Yes, Stirling’s rent prices are too high, but let’s not blame the union
Or at least not the current one
Stirling’s rent prices are higher than a lot of us have ever seen before and more are blaming this year’s student union for not doing anything about bringing the prices down, but it’s not their fault.
It was not that long ago that staying on Stirling’s campus was not too unaffordable, with most prices between £300-400, people had enough money from loans to cover rent costs and actually live reasonably well.
Now, prices have sky-rocketed, with the basic of flats in some of the redeveloped halls costing £141 a week- £564 a month. It doesn’t take you too long to realise that with SAAS currently at £475-a-month, then living on campus becomes near on impossible. You either have to take up a part-time job, which eats away at not only your time to study, but also your soul. Even if that does cover the cost of rent, you still won’t have enough to actually live on. Then the only option is to go to Mum and Dad, a great feeling of independence.
With the redevelopment of campus accommodation set to continue, currently ‘affordable’ flats like those in Fraser of Allander will be demolished and then replaced with more expensive halls.

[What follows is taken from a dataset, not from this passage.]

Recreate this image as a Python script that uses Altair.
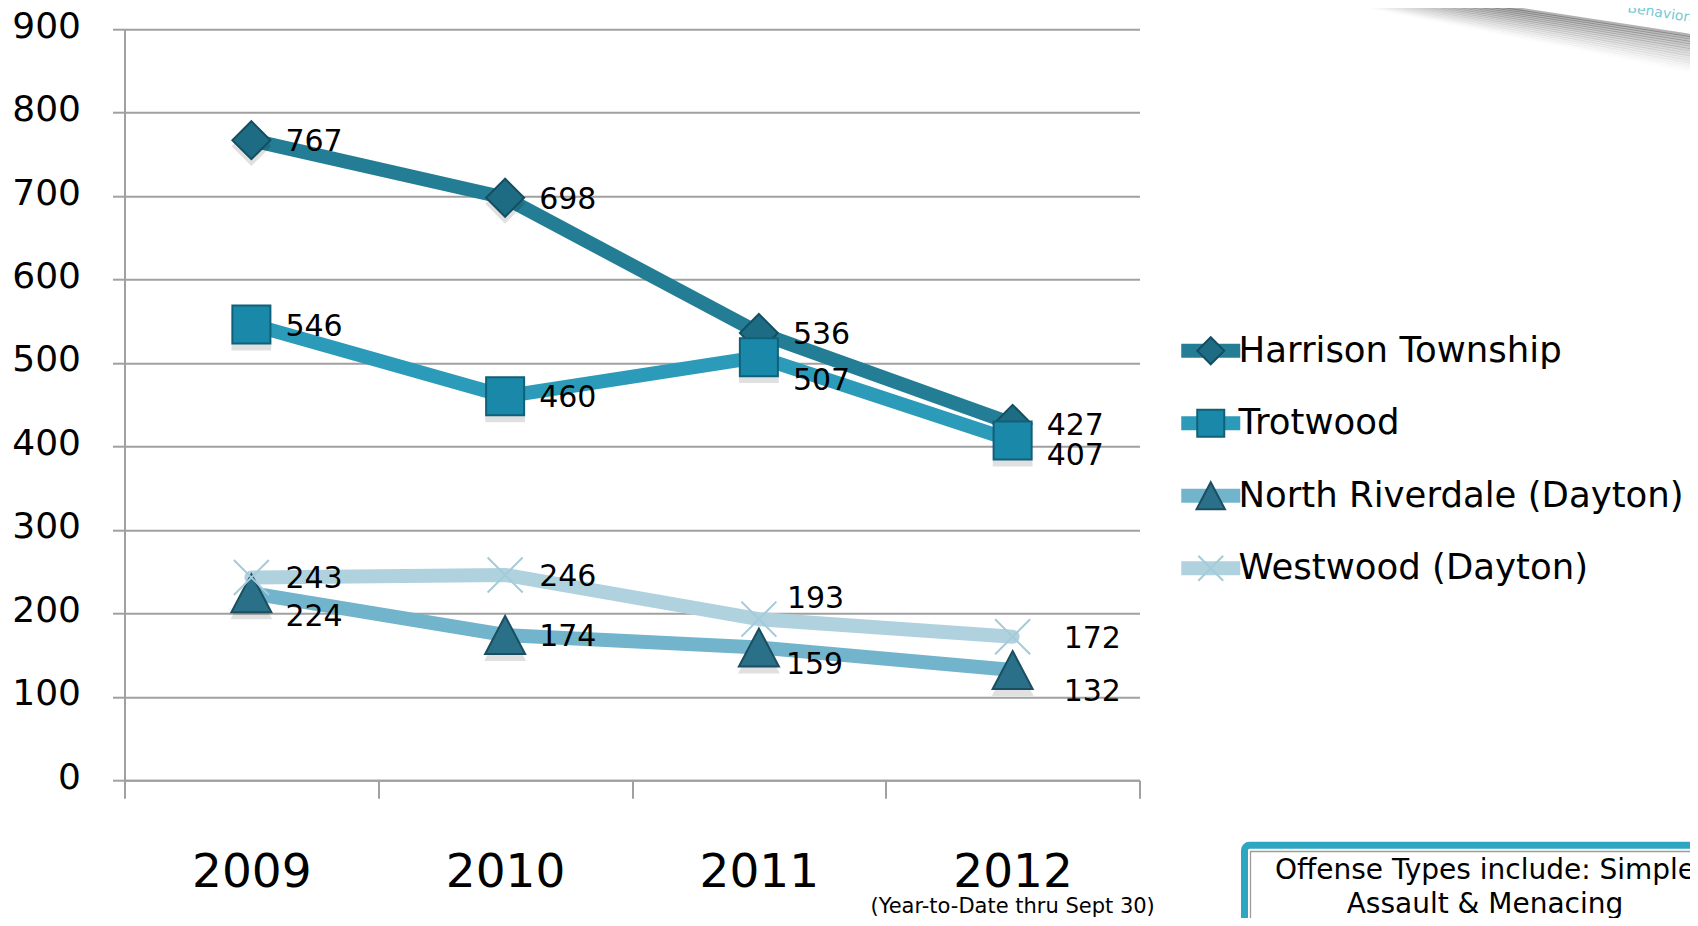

Due to the rise in prices, many people have, understandably, started to point the finger at who is to blame for this. Some pointing at the University themselves for setting these high prices, but most criticising the current student union for the rise.
These fingers are pointing in the wrong direction, they should point to the past.
This year’s student union have introduced a fund which will aid students in paying for their accommodation. A good measure, however, something like this should have been done years ago, the price freeze a couple of years ago wasn’t good enough.
The price of Geddes Court in 2013/2014 was £325 a month, or there or thereabouts. One of the lowest rates of accommodation at the time. However, when this price is considered, what were we paying for? Halls of up to eighteen people sharing effectively one shower and three toilets.
Plus, a kitchen which was crowded when there was five people in it, with a fridge that couldn’t chill the end of an eskimo’s nose. Finally, a room which made the occupant feel like a human shoe waiting for the lid to be opened and someone to try them on. The price was a disgrace.
This is the reason we cannot blame the current SU for the accommodation problem, the prices were too high to start with. Then when the uni started building new halls, obviously they were going to be a higher price. You can’t replace your car with a newer version of it and expect it to be cheaper, that’s not how economics work.
People expecting the prices of brand new halls to be a lower price than they are is just unrealistic, there should have been more work to reduce the ‘base price’ of the older halls, which never saw a reduction in preparation for the new, more expensive halls being built. Now, the lowest price for a flat on campus will be over £500 eventually when this redevelopment ends.
The high pricing then forces students into the city, which is not an easy option to take, where, yes they can find a flat which is considerably cheaper, but the flat wouldn’t be sold to any other person or would be a place you would be happy to let a dead dog live in. Plus, you have the expense of travelling to and from campus every day and then internet, water, electricity and heating to pay for and we’re not like Edinburgh or St Andrews- our campus is miles away from the city. This all adds up to an inadequacy in rent which could have been fixed years ago if the union weren’t happy to sit on their hands happy with their rent freeze.
The situation Keenan’s union have now is that the previous union broke an expensive vase, handed it to him with a role of sellotape and said “you fix it, it’s easy”.